Il letto del fiume
Arrivano sin dai primi giorni, inevitabilmente, i paradossi di una kermesse cinematografica priva di identità. Si chiama quattordicesima edizione della Festa del Cinema di Roma, ma un lungometraggio come Tantas Almas diretto dal colombiano Nicolás Rincón Gille, presentato nell’ambito della Selezione Ufficiale, ha il sapore stantio di troppe opere da Festival di retroguardia destinate all’oblio. Del resto le carte sono in tavola sin dall’inizio, nella messa in scena dell’epopea avente come protagonista l’umile pescatore José, tornato a casa dopo una notte di lavoro senza più trovare moglie e i due figli maschi, Rafael e Dionisio. Solo la figlia femmina, Carmen, riemerge da un canneto, salvatasi miracolosamente da un proditorio attacco da parte dei paramilitari colombiani. Ci troviamo infatti nei mezzo dei sanguinosi anni ottanta del paese sudamericano. José inizia allora una ricerca disperata dei due ragazzi, attraverso il maestoso fiume (non specificato, forse il Rio delle Amazzoni…) che rappresenta, dualisticamente, fonte di sostentamento (la pesca) e cimitero (cadaveri ivi abbandonati) per gli abitanti della regione.

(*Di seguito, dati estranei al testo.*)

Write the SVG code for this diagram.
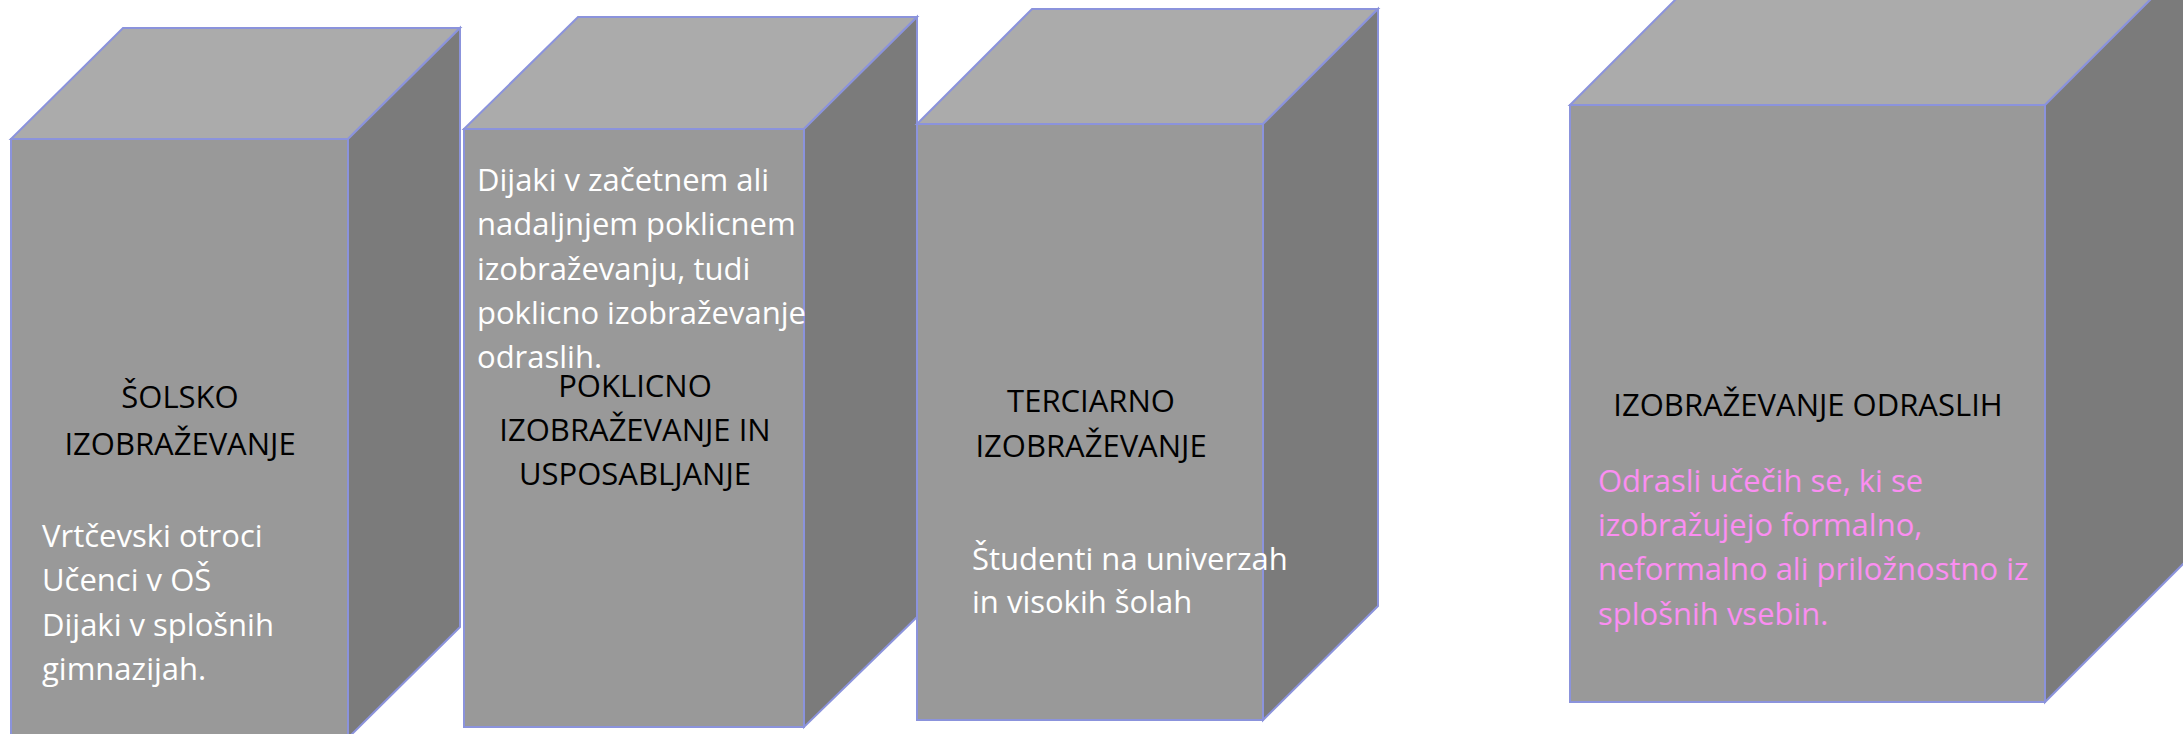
<svg xmlns="http://www.w3.org/2000/svg" width="2183" height="734" viewBox="0 0 2183 734">
  <style>
    .front { fill: #999999; stroke: #8b93dc; stroke-width: 2; stroke-linejoin: miter; }
    .top { fill: #ababab; stroke: #8b93dc; stroke-width: 2; }
    .side { fill: #7b7b7b; stroke: #8b93dc; stroke-width: 2; }
    .title { font-family: "Open Sans", "DejaVu Sans", sans-serif; font-size: 31px; fill: #000000; text-anchor: middle; }
    .body { font-family: "Open Sans", "DejaVu Sans", sans-serif; font-size: 31px; fill: #ffffff; }
    .pink { fill: #fb8ef2; }
  </style>
  <rect x="0" y="0" width="2183" height="734" fill="#ffffff"/>

  <g id="cube-solsko">
    <polygon class="top" points="11,139 123,28 460,28 348,139"/>
    <polygon class="side" points="348,139 460,28 460,627 348,738"/>
    <rect class="front" x="11" y="139" width="337" height="599"/>
    <text class="title" x="180" y="408">ŠOLSKO</text>
    <text class="title" x="180" y="455">IZOBRAŽEVANJE</text>
    <text class="body" x="42" y="547">Vrtčevski otroci</text>
    <text class="body" x="42" y="591">Učenci v OŠ</text>
    <text class="body" x="42" y="636">Dijaki v splošnih</text>
    <text class="body" x="42" y="680">gimnazijah.</text>
  </g>

  <g id="cube-poklicno">
    <polygon class="top" points="464,129 578,17 917,17 804,129"/>
    <polygon class="side" points="804,129 917,17 917,617 804,727"/>
    <rect class="front" x="464" y="129" width="340" height="598"/>
    <text class="body" x="477" y="191">Dijaki v začetnem ali</text>
    <text class="body" x="477" y="235">nadaljnjem poklicnem</text>
    <text class="body" x="477" y="280">izobraževanju, tudi</text>
    <text class="body" x="477" y="324">poklicno izobraževanje</text>
    <text class="body" x="477" y="368">odraslih.</text>
    <text class="title" x="635" y="397">POKLICNO</text>
    <text class="title" x="635" y="441">IZOBRAŽEVANJE IN</text>
    <text class="title" x="635" y="485">USPOSABLJANJE</text>
  </g>

  <g id="cube-terciarno">
    <polygon class="top" points="917,124 1032,9 1378,9 1263,124"/>
    <polygon class="side" points="1263,124 1378,9 1378,606 1263,720"/>
    <rect class="front" x="917" y="124" width="346" height="596"/>
    <text class="title" x="1091" y="412">TERCIARNO</text>
    <text class="title" x="1091" y="457">IZOBRAŽEVANJE</text>
    <text class="body" x="972" y="570">Študenti na univerzah</text>
    <text class="body" x="972" y="613">in visokih šolah</text>
  </g>

  <g id="cube-odrasli">
    <polygon class="top" points="1570,105 1720,-45 2195,-45 2045,105"/>
    <polygon class="side" points="2045,105 2195,-45 2195,552 2045,702"/>
    <rect class="front" x="1570" y="105" width="475" height="597"/>
    <text class="title" x="1808" y="416">IZOBRAŽEVANJE ODRASLIH</text>
    <text class="body pink" x="1598" y="492">Odrasli učečih se, ki se</text>
    <text class="body pink" x="1598" y="536">izobražujejo formalno,</text>
    <text class="body pink" x="1598" y="580">neformalno ali priložnostno iz</text>
    <text class="body pink" x="1598" y="625">splošnih vsebin.</text>
  </g>

  <g id="connectors"></g>
</svg>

Il regista – proveniente dal documentario; si nota dal modo naturalistico in cui riprende i bellissimi panorami incontaminati – decide a monte di non farsi mancare nulla. Stilizzazione portata agli estremi, con tanto di sequenze gratuite ed inserire senza spiegazioni di sorta, tipo la didascalica nuotata di José controcorrente. Ritmi narrativi, soprattutto nella prima parte, dilatati fino allo sfinimento dello spettatore, il quale nemmeno per un momento avverte la sensazione di poter condividere la triste vicenda umana del protagonista. Brutti incontri con le milizie vengono bilanciati da una certa solidarietà da parte di persone sconosciute, quasi che Rincón Gille ci tenesse a sottolineare come dagli orrori possa sempre nascere qualcosa di un certo valore etico. Bene allora. Anzi male. Perché appena José si appella a Sant’Antonio nella speranza di un segnale positivo ecco che dalla riva del fiume affiora il cadavere di Rafael. Sempre con ammirevole e serafica calma il nostro decide di proseguire nel viaggio. Tuttavia il problema è che l’intero film appare visibilmente costruito a tavolino, cercando a tutti costi l’indignazione di chi guarda senza provocare il minimo coinvolgimento emotivo. Quello realizzato dal regista colombiano – peraltro alla prima prova di finzione – è ben lontano dal cinema semi-onirico e ipnotico del thailandese Apichatpong Weerasethakul, capace di chiamare in diretta causa il fruitore cercando la di lui (o lei) complicità nella decifrazione del senso; Tantas Almas risulta al contrario semplicemente essere una sorta di saggio cinematografico teso a dimostrare il presunto talento del proprio autore. Talento che, se davvero presente, dovrebbe emergere in modalità più spontanea e meno calcolata. Anche perché la sceneggiatura – opera dello stesso regista – mostra pecche di incalcolabile valenza, compreso un epilogo, con “sineddoche” fisica a decretare la fine di ogni preghiera e forse, chissà, un nuovo inizio, che definire demenziale sarebbe persino generoso.
Il letto del fiume, rifacendoci al titolo interno che abbiamo voluto assegnare a questa recensione, rende molto più incline al sonno piuttosto che all’interesse per una condizione umana sempre, purtroppo, universale e ripetuta a qualsivoglia latitudine. Ieri come oggi.